The Department for Transport will certainly have to shoulder its share of the burden, but there are strong grounds to hope that community rail routes and services will escape unscathed. They are a success story, with rising passenger numbers, with rail making a real contribution to local economies and communities.
Research has shown that Community Rail Partnerships (CRPs) more than pay for themselves, adding economic, social and environmental value to the communities they serve. They operate in deprived inner-urban areas as well as more remote rural communities with a high dependence on their local rail service. And passenger use on community rail lines has grown by nearly 3% a year on top of the ‘normal’ growth on non-CRP lines.
So why risk a public outcry in this politically sensitive area, knowing that any savings from line closures or service reductions would be a drop in the ocean of rail subsidy? In all likelihood, community railways are safe for the foreseeable future. But the question is: how can they now go forward and improve yet further on the success of the past 20 years?

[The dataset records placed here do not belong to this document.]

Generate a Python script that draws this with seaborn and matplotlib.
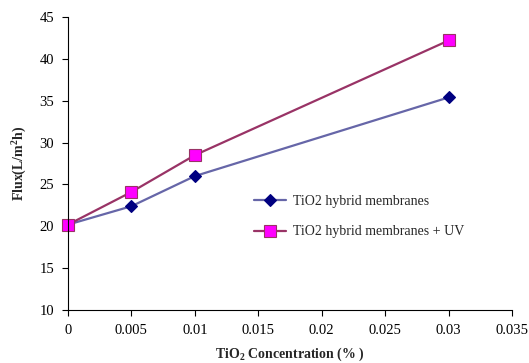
import matplotlib
matplotlib.use("Agg")
import matplotlib.pyplot as plt
import seaborn as sns
import pandas as pd

concentration = [0, 0.005, 0.01, 0.03]
flux_hybrid = [20.2, 22.4, 26.0, 35.4]
flux_hybrid_uv = [20.2, 24.1, 28.5, 42.2]
series_names = ["TiO2 hybrid membranes", "TiO2 hybrid membranes + UV"]
x_ticks = [0, 0.005, 0.01, 0.015, 0.02, 0.025, 0.03, 0.035]
y_ticks = [10, 15, 20, 25, 30, 35, 40, 45]

sns.set_theme(style="white")
plt.rcParams["font.family"] = ["Liberation Serif", "DejaVu Serif"]
plt.rcParams["mathtext.fontset"] = "custom"
plt.rcParams["mathtext.rm"] = "Liberation Serif"
plt.rcParams["mathtext.bf"] = "Liberation Serif:bold"

df = pd.DataFrame({
    "conc": concentration * 2,
    "flux": flux_hybrid + flux_hybrid_uv,
    "series": [series_names[0]] * 4 + [series_names[1]] * 4,
})

fig = plt.figure(figsize=(5.29, 3.63), dpi=100)
ax = fig.add_axes([0.1285, 0.146, 0.8395, 0.807])

styles = {
    series_names[0]: dict(color="#6666A8", marker="D", mfc="#000080", mec="#000080", ms=6),
    series_names[1]: dict(color="#993366", marker="s", mfc="#FF00FF", mec="#993366", ms=8),
}
for name in series_names:
    sub = df[df["series"] == name]
    st = styles[name]
    sns.lineplot(data=sub, x="conc", y="flux", ax=ax, color=st["color"], lw=1.6,
                 marker=st["marker"], markerfacecolor=st["mfc"], markeredgecolor=st["mec"],
                 markeredgewidth=0.8, markersize=st["ms"], label=name, clip_on=False)

ax.set_xlim(0, 0.035)
ax.set_ylim(10, 45)
ax.set_xticks(x_ticks)
ax.set_xticklabels([f"{v:g}" for v in x_ticks])
ax.set_yticks(y_ticks)
ax.tick_params(axis="both", direction="out", length=4, width=0.8, colors="black",
               labelsize=10.5, bottom=True, left=True, pad=6)
for s in ["top", "right"]:
    ax.spines[s].set_visible(False)
for s in ["left", "bottom"]:
    ax.spines[s].set_color("black")
    ax.spines[s].set_linewidth(0.8)

ax.set_xlabel(r"TiO$_\mathbf{2}$ Concentration (% )", fontsize=10, fontweight="bold", labelpad=6)
ax.set_ylabel(r"Flux(L/m$^\mathbf{2}$h)", fontsize=10, fontweight="bold", labelpad=8)

leg = ax.legend(loc="upper left", bbox_to_anchor=(0.39, 0.435), frameon=False, fontsize=10,
                handlelength=2.3, labelspacing=1.25, handletextpad=0.5)

fig.savefig("out.png", dpi=100, facecolor="white")
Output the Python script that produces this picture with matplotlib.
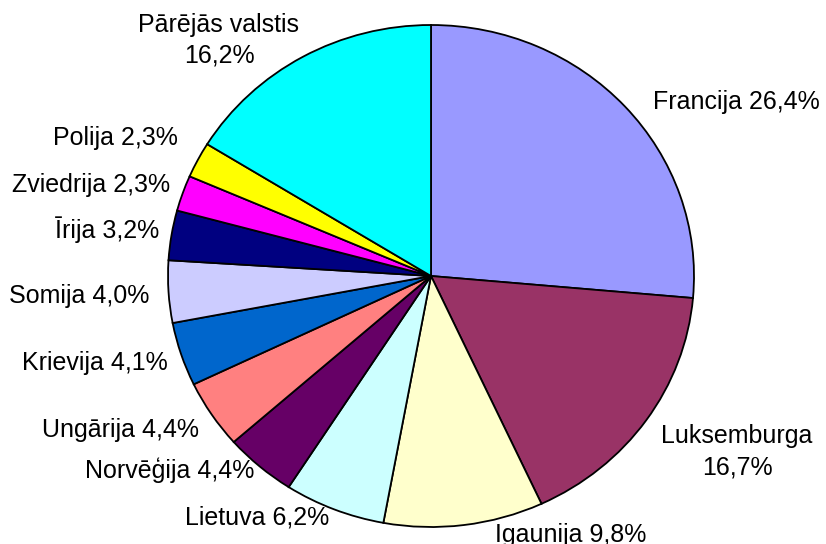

The evolution of community rail
Many of the best ideas are developed in pubs. Huddersfield’s Head of Steam could be said to be the spiritual home of community rail - it was here, back in the early 1990s, where pints of Yorkshire beer stimulated discussion on how to develop local railways in slightly unconventional ways (such as the hugely successful music trains on the Penistone Line).
And it was in the Head of Steam ten years later, in 2004, that former railways minister Tony McNulty launched the Government’s Community Rail Development Strategy.
In the intervening decade, ‘community rail’ had grown from a good idea into a well-demonstrated means of promoting the greater use and relevance of local railways up and down the country, mostly in England and Wales.
The first CRP was the Devon & Cornwall Rail Initiative (now Partnership), formed in the early 1990s and involving a partnership of local authorities, BR and the University of Plymouth to promote the network of local branch lines in the South West. It has maintained its role as one of the pre-eminent rail development partnerships in the UK, extending its operations to most routes in the region.